**Work required**
Only the lines from the line containing "Recreate this image" through the line containing "-575, -582, -589, -595, -602, -606, -612, -618]" should be reproduced, please, with no pictures.

= = = = = = =

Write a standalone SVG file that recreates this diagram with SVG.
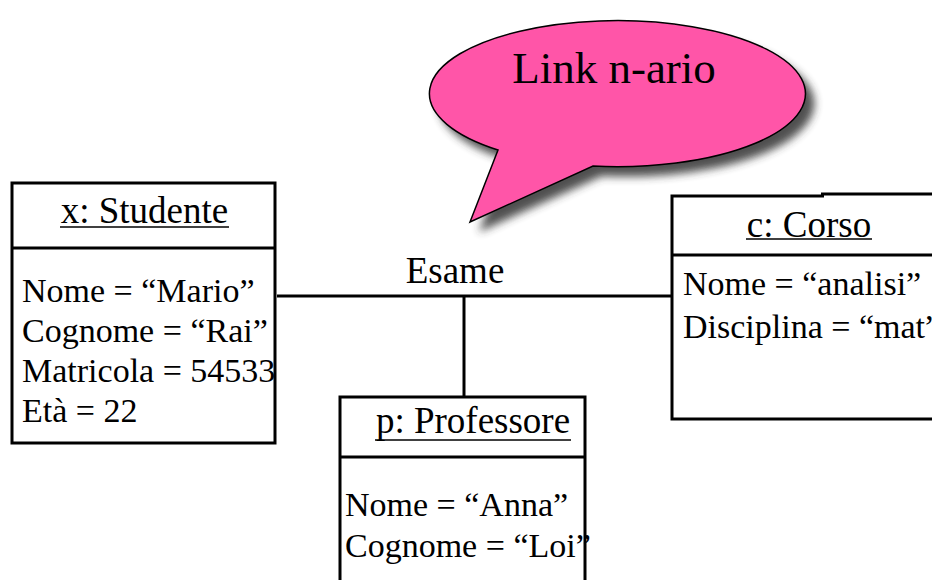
<svg xmlns="http://www.w3.org/2000/svg" width="932" height="580" viewBox="0 0 932 580">
<style>
  .box { fill: #ffffff; stroke: #000000; stroke-width: 3; }
  .ln { stroke: #000000; stroke-width: 3; fill: none; }
  .ul { stroke: #000000; stroke-width: 1.6; }
  text { font-family: 'Liberation Serif', 'Times New Roman', serif; fill: #000000; }
  .title { font-size: 37px; text-anchor: middle; }
  .attr { font-size: 34px; }
  .big { font-size: 45px; text-anchor: middle; }
</style>
<defs>
  <filter id="blur" x="-20%" y="-20%" width="140%" height="140%">
    <feGaussianBlur stdDeviation="4"/>
  </filter>
  <clipPath id="profClip">
    <rect x="0" y="0" width="591" height="580"/>
  </clipPath>
  <path id="bubblePath" d="M 498 150 L 470 222 L 593 166 A 188 73 0 1 0 498 150 Z"/>
</defs>
<rect x="0" y="0" width="932" height="580" fill="#ffffff"/>

<g id="callout">
  <use href="#bubblePath" transform="translate(9,10)" fill="#333333" opacity="0.85" filter="url(#blur)"/>
  <use href="#bubblePath" fill="#ff55a8" stroke="#000000" stroke-width="1.5"/>
  <text class="big" x="614" y="83">Link n-ario</text>
</g>

<g id="connectors">
  <line class="ln" x1="277" y1="296" x2="671" y2="296"/>
  <line class="ln" x1="464" y1="296" x2="464" y2="397"/>
  <text class="title" x="455" y="283">Esame</text>
</g>

<g id="studente">
  <rect class="box" x="12" y="183" width="263" height="260"/>
  <line class="ln" x1="12" y1="248" x2="275" y2="248"/>
  <text class="title" x="144.5" y="223">x: Studente</text>
  <line class="ul" x1="60" y1="227" x2="229" y2="227"/>
  <text class="attr" x="22" y="302">Nome = “Mario”</text>
  <text class="attr" x="22" y="342">Cognome = “Rai”</text>
  <text class="attr" x="22" y="382">Matricola = 54533</text>
  <text class="attr" x="22" y="422">Età = 22</text>
</g>

<g id="corso">
  <rect x="672" y="195" width="270" height="224" fill="#ffffff"/>
  <path class="ln" d="M 942 419 L 672 419 L 672 196 L 824 196 M 821 194 L 942 194"/>
  <line class="ln" x1="672" y1="255" x2="942" y2="255"/>
  <text class="title" x="809" y="237">c: Corso</text>
  <line class="ul" x1="746" y1="239" x2="872" y2="239"/>
  <text class="attr" x="683" y="295">Nome = “analisi”</text>
  <text class="attr" x="683" y="338">Disciplina = “mat”</text>
</g>

<g id="professore">
  <rect class="box" x="340" y="397" width="245" height="200"/>
  <line class="ln" x1="340" y1="457" x2="585" y2="457"/>
  <text class="title" x="473" y="433">p: Professore</text>
  <line class="ul" x1="375" y1="440" x2="571" y2="440"/>
  <g clip-path="url(#profClip)">
    <text class="attr" x="345" y="516">Nome = “Anna”</text>
    <text class="attr" x="345" y="557">Cognome = “Loi”</text>
  </g>
</g>
</svg>
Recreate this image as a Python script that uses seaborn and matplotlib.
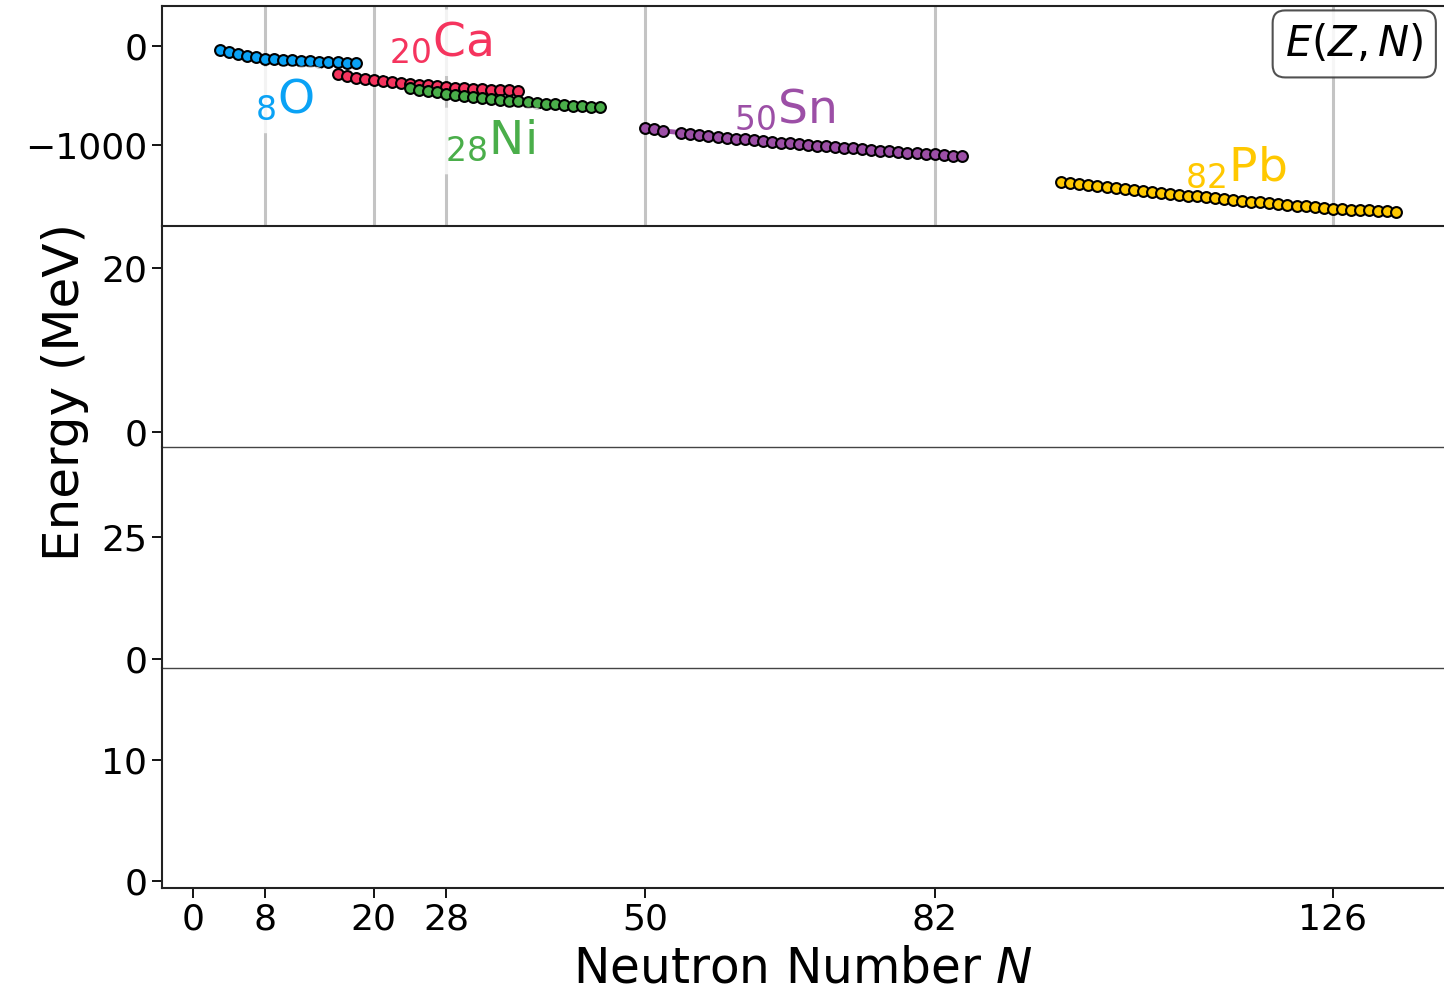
import matplotlib
matplotlib.use("Agg")
import matplotlib.pyplot as plt
import seaborn as sns
import pandas as pd

sns.set_style("ticks")
plt.rcParams["font.family"] = ["DejaVu Sans"]
plt.rcParams["mathtext.fontset"] = "dejavusans"
for key in ("text.color", "axes.labelcolor", "xtick.color", "ytick.color", "axes.edgecolor"):
    plt.rcParams[key] = "black"

# ---- data ----
O_N = list(range(3, 19))
O_E = [-33, -57, -77, -95, -111, -127, -132, -138, -142, -146, -150, -156, -159, -162, -164, -166]

Ca_N = list(range(16, 37))
Ca_E = [-282, -301, -317, -331, -345, -357, -367, -375, -383, -390, -398, -405, -413, -419,
        -425, -430, -435, -439, -443, -447, -451]

Ni_N = list(range(24, 46))
Ni_E = [-424, -440, -455, -469, -484, -495, -507, -516, -527, -535, -545, -552, -560, -567,
        -575, -582, -589, -595, -602, -606, -612, -618]

Sn_N = [50, 51, 52] + list(range(54, 86))
Sn_E = [-831, -845, -859, -879, -889, -899, -909, -919, -929, -938, -946, -955, -964, -972,
        -980, -988, -996, -1003, -1011, -1018, -1025, -1032, -1039, -1046, -1053, -1060,
        -1066, -1073, -1080, -1086, -1093, -1100, -1106, -1113, -1120]

Pb_N = list(range(96, 134))
Pb_E = [-1380, -1391, -1402, -1412, -1422, -1432, -1442, -1452, -1462, -1472, -1481, -1491,
        -1500, -1509, -1518, -1527, -1536, -1545, -1554, -1562, -1571, -1579, -1587, -1595,
        -1603, -1611, -1620, -1628, -1636, -1644, -1652, -1656, -1661, -1665, -1670, -1674,
        -1678, -1682]

elements = ["O", "Ca", "Ni", "Sn", "Pb"]
Z_values = [8, 20, 28, 50, 82]
colors = ["#0aa2f5", "#f5345e", "#4aae4a", "#9c4fa6", "#ffc800"]
label_pos = [(10.2, -545), (27.4, 37), (32.8, -963), (65.4, -640), (115.3, -1235)]

magic = [8, 20, 28, 50, 82, 126]
xticks = [0, 8, 20, 28, 50, 82, 126]

series = {"O": (O_N, O_E), "Ca": (Ca_N, Ca_E), "Ni": (Ni_N, Ni_E),
          "Sn": (Sn_N, Sn_E), "Pb": (Pb_N, Pb_E)}

# ---- figure ----
W, H = 1444, 993
fig = plt.figure(figsize=(W / 100, H / 100), dpi=100)
gs = fig.add_gridspec(4, 1, left=162 / W, right=1.0, top=1 - 6 / H, bottom=1 - 888 / H, hspace=0)
ax0 = fig.add_subplot(gs[0])
axes = [ax0] + [fig.add_subplot(gs[i], sharex=ax0) for i in range(1, 4)]

ax = axes[0]
for m in magic:
    ax.axvline(m, color="#c4c4c4", lw=2.2, zorder=1)

for i, el in enumerate(elements):
    N, E = series[el]
    df = pd.DataFrame({"N": N, "E": E})
    z = 3 if el in ("O", "Ca", "Ni") else 6
    sns.lineplot(data=df, x="N", y="E", ax=ax, color=colors[i], lw=3.5, marker="o",
                 markersize=7.8, markeredgecolor="black", markeredgewidth=1.5,
                 markerfacecolor=colors[i], zorder=z)
    lx, ly = label_pos[i]
    ax.text(lx, ly, r"$_{%d}$%s" % (Z_values[i], el), color=colors[i], fontsize=34,
            ha="center", va="center", zorder=5,
            bbox=dict(boxstyle="round,pad=0.22", fc="white", ec="none", alpha=0.8))

ax.text(0.93, 0.828, r"$E(Z,N)$", transform=ax.transAxes, fontsize=30, ha="center",
        va="center", zorder=7,
        bbox=dict(boxstyle="round,pad=0.3", fc="white", ec="#333333", lw=1.5, alpha=0.85))

ax.set_ylim(-1833, 411)
ax.set_yticks([-1000, 0])
ax.set_xlim(-3.4, 138.3)
ax.set_xlabel("")
ax.set_ylabel("")

ylims = [None, (-1.83, 25.0), (-1.64, 43.4), (-0.58, 17.7)]
yticks = [None, [0, 20], [0, 25], [0, 10]]
for k in range(1, 4):
    axes[k].set_ylim(*ylims[k])
    axes[k].set_yticks(yticks[k])

for k, a in enumerate(axes):
    a.patch.set_visible(False)
    a.spines["right"].set_visible(False)
    a.tick_params(axis="y", labelsize=26, length=7, width=1.3, direction="out")
    if k < 3:
        a.tick_params(axis="x", labelbottom=False, length=0)
    for s in ("left", "top", "bottom"):
        a.spines[s].set_color("#222222")
        a.spines[s].set_linewidth(1.5)
    if k > 0:
        a.spines["top"].set_visible(False)
    if k in (1, 2):
        a.spines["bottom"].set_color("#444444")
        a.spines["bottom"].set_linewidth(1.0)

axb = axes[3]
axb.set_xticks(xticks)
axb.set_xticklabels([str(t) for t in xticks])
axb.tick_params(axis="x", labelsize=26, length=7, width=1.3)
axb.set_xlabel("Neutron Number $N$", fontsize=35, labelpad=6)

fig.text(65 / W, 1 - 392 / H, "Energy (MeV)", rotation=90, ha="center", va="center", fontsize=36)

fig.savefig("out.png", dpi=100)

= = = = = = =

**Reply to the exercise**
Recreate this image as a Python script that uses seaborn and matplotlib.
import matplotlib
matplotlib.use("Agg")
import matplotlib.pyplot as plt
import seaborn as sns
import pandas as pd

sns.set_style("ticks")
plt.rcParams["font.family"] = ["DejaVu Sans"]
plt.rcParams["mathtext.fontset"] = "dejavusans"
for key in ("text.color", "axes.labelcolor", "xtick.color", "ytick.color", "axes.edgecolor"):
    plt.rcParams[key] = "black"

# ---- data ----
O_N = list(range(3, 19))
O_E = [-33, -57, -77, -95, -111, -127, -132, -138, -142, -146, -150, -156, -159, -162, -164, -166]

Ca_N = list(range(16, 37))
Ca_E = [-282, -301, -317, -331, -345, -357, -367, -375, -383, -390, -398, -405, -413, -419,
        -425, -430, -435, -439, -443, -447, -451]

Ni_N = list(range(24, 46))
Ni_E = [-424, -440, -455, -469, -484, -495, -507, -516, -527, -535, -545, -552, -560, -567,
        -575, -582, -589, -595, -602, -606, -612, -618]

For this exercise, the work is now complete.